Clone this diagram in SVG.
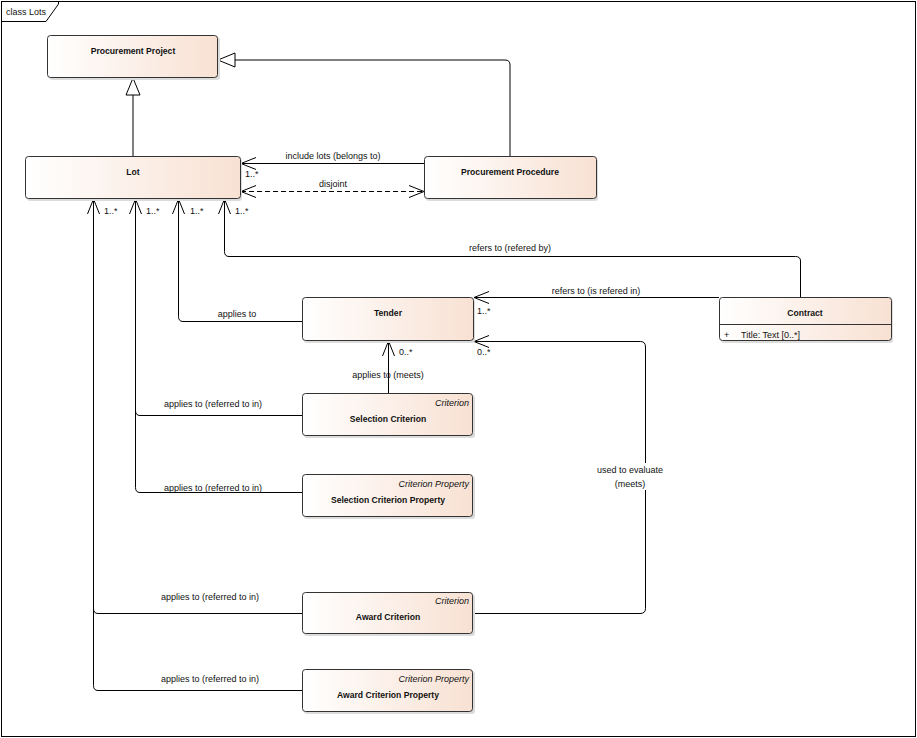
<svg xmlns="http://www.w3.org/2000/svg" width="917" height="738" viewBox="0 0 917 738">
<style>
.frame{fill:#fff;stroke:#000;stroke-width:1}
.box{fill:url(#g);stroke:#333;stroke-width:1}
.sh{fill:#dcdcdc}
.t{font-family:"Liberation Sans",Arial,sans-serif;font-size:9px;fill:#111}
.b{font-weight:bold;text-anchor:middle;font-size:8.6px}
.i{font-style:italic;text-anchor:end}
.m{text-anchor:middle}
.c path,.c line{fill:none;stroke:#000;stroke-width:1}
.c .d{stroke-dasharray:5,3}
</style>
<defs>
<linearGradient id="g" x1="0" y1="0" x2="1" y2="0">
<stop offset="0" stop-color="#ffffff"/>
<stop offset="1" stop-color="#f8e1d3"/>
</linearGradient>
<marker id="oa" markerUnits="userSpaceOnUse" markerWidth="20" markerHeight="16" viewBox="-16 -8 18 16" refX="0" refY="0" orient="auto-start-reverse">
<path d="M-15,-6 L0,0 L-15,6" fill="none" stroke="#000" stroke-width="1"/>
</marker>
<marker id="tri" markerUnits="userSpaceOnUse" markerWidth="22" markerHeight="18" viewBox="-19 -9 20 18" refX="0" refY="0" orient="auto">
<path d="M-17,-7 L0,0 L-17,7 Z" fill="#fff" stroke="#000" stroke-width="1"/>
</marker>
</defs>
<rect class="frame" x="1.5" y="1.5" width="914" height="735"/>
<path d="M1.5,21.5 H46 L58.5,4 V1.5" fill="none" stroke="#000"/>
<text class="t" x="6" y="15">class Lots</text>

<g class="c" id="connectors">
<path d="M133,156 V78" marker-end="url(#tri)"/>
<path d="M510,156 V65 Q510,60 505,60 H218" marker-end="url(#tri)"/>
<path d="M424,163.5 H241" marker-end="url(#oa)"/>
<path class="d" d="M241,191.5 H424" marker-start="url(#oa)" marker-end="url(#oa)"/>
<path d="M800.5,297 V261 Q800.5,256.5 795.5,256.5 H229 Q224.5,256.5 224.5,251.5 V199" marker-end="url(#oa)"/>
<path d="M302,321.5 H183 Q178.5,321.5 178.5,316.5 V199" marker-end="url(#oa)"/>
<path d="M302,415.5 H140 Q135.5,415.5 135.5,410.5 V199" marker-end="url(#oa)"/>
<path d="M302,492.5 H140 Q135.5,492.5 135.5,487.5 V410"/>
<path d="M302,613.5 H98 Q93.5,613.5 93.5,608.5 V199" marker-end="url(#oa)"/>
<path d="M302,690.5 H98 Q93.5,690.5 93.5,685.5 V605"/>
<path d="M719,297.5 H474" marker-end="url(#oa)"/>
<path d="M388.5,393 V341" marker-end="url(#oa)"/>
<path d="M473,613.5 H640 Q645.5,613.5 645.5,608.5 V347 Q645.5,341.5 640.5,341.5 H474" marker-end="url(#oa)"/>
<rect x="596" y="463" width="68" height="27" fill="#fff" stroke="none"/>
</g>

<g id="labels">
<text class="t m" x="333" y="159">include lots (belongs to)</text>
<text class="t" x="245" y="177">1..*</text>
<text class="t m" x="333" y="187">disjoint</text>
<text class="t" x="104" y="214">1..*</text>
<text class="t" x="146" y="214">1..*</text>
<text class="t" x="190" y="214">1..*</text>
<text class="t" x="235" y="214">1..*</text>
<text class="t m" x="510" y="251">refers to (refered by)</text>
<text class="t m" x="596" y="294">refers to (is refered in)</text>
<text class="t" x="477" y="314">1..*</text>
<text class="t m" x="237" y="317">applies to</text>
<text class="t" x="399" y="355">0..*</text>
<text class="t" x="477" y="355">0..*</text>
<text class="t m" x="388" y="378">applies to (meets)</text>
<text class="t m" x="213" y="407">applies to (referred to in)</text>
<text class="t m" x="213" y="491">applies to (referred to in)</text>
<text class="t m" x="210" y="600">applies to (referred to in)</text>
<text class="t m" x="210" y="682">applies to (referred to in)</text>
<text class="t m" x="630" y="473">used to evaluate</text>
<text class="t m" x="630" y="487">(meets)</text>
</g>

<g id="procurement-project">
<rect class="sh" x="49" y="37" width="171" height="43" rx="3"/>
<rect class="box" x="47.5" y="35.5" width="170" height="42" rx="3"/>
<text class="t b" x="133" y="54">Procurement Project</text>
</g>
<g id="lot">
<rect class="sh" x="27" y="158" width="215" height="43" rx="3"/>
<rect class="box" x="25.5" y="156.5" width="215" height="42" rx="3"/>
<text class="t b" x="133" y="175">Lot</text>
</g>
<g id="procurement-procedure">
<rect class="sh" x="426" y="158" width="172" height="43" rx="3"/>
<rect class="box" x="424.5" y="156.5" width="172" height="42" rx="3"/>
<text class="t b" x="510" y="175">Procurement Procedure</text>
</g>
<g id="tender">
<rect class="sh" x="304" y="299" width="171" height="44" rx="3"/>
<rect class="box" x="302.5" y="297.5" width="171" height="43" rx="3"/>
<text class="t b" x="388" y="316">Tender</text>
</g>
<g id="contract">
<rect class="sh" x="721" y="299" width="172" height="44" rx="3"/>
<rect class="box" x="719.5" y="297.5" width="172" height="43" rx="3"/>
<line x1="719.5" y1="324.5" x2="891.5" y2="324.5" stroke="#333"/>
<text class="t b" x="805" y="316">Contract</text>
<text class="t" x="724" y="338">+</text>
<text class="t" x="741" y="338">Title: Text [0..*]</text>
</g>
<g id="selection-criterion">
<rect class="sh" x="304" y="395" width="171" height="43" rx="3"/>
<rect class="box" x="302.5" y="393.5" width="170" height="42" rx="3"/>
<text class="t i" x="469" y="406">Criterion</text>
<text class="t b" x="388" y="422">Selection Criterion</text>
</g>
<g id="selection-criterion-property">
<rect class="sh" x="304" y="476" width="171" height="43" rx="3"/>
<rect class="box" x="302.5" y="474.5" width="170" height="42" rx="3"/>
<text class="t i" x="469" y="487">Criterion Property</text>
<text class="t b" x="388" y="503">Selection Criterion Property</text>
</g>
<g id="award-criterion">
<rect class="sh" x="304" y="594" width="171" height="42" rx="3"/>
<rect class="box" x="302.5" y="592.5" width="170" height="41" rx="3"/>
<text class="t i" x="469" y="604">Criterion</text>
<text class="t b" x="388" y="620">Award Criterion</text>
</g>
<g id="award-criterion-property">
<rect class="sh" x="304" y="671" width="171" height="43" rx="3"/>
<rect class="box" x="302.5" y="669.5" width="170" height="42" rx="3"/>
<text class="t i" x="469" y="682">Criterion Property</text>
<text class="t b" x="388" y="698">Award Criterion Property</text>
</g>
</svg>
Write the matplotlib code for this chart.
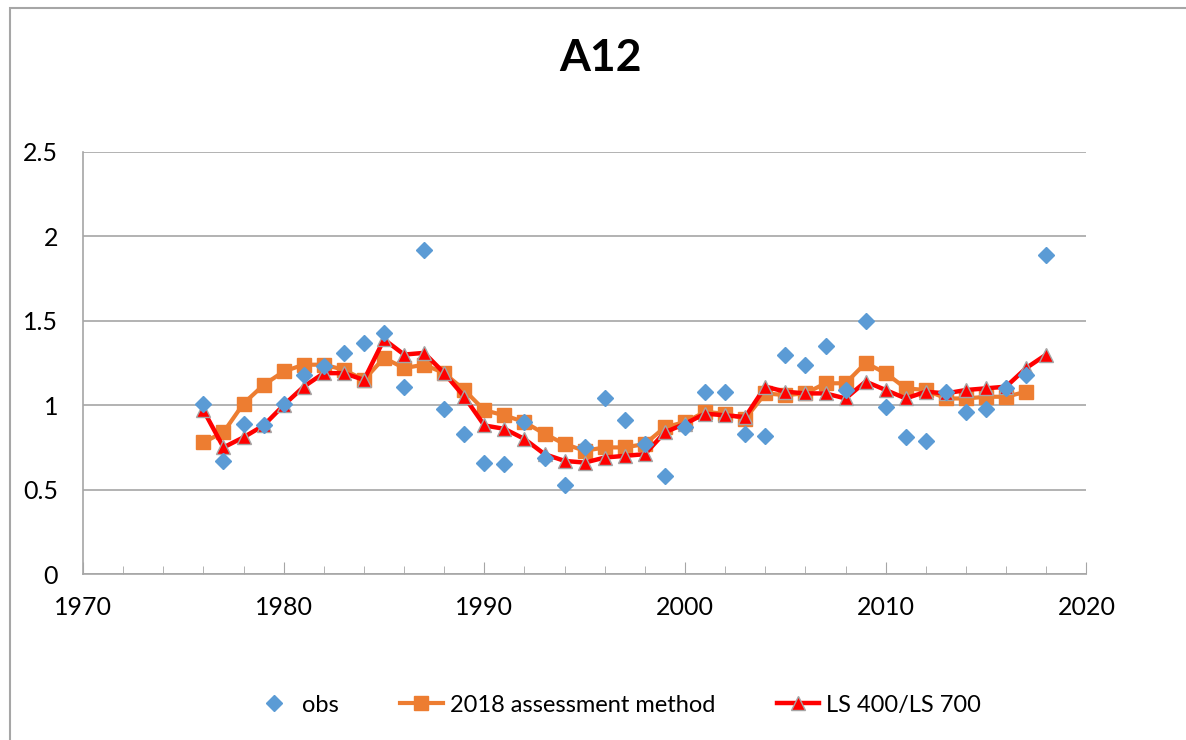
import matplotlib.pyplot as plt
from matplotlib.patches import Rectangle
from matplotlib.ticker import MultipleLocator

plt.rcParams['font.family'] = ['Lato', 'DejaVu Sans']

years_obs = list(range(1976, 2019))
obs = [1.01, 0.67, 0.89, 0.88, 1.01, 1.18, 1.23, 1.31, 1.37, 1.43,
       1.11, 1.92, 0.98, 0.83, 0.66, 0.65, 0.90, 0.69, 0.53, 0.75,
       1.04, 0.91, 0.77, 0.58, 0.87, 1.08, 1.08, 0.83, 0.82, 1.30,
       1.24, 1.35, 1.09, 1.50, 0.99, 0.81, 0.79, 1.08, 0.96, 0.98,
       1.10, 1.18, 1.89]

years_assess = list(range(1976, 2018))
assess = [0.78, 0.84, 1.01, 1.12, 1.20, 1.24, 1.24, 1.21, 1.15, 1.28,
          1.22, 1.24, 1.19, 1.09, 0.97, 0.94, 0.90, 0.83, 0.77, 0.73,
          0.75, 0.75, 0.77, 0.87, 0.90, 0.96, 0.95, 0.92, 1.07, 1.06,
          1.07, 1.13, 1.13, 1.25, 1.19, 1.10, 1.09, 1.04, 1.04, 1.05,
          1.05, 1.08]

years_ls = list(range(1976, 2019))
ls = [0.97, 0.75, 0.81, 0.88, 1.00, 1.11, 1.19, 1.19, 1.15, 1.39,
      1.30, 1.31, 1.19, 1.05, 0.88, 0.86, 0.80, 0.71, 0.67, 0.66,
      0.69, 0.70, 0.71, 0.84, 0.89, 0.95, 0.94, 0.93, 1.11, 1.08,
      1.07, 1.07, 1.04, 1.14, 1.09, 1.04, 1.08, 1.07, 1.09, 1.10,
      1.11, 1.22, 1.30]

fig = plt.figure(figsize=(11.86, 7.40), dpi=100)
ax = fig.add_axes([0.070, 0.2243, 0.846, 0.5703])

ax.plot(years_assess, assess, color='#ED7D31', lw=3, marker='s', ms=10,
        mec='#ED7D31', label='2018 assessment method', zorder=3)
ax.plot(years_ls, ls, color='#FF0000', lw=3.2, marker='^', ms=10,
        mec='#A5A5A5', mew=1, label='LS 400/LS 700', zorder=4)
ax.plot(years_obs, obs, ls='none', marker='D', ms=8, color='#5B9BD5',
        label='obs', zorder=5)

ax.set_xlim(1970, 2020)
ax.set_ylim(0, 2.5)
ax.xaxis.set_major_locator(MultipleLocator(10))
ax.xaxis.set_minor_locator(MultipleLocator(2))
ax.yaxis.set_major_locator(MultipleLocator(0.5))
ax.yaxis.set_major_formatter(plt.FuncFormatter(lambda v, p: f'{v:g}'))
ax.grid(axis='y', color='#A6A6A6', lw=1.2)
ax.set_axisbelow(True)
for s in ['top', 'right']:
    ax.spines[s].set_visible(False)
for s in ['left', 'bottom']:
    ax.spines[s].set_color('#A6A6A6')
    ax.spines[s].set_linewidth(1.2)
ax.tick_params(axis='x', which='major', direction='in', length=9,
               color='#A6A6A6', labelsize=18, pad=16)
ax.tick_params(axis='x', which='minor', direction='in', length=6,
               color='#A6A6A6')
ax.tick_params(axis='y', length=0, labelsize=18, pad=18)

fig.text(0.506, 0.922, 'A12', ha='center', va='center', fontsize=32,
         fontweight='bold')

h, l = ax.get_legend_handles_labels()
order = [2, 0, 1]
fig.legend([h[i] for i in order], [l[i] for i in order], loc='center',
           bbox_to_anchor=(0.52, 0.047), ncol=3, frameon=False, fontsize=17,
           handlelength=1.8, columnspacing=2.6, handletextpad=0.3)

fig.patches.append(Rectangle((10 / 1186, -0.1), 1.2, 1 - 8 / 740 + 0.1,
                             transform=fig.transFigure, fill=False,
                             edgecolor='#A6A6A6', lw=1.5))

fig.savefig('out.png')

• [Given exercise]
Look above for the line containing "Write the matplotlib code for this chart.", then write out every line from there down to the line containing "1.10, 1.18, 1.89]", that line included, with no pictures.

• [Solution to this task]
Write the matplotlib code for this chart.
import matplotlib.pyplot as plt
from matplotlib.patches import Rectangle
from matplotlib.ticker import MultipleLocator

plt.rcParams['font.family'] = ['Lato', 'DejaVu Sans']

years_obs = list(range(1976, 2019))
obs = [1.01, 0.67, 0.89, 0.88, 1.01, 1.18, 1.23, 1.31, 1.37, 1.43,
       1.11, 1.92, 0.98, 0.83, 0.66, 0.65, 0.90, 0.69, 0.53, 0.75,
       1.04, 0.91, 0.77, 0.58, 0.87, 1.08, 1.08, 0.83, 0.82, 1.30,
       1.24, 1.35, 1.09, 1.50, 0.99, 0.81, 0.79, 1.08, 0.96, 0.98,
       1.10, 1.18, 1.89]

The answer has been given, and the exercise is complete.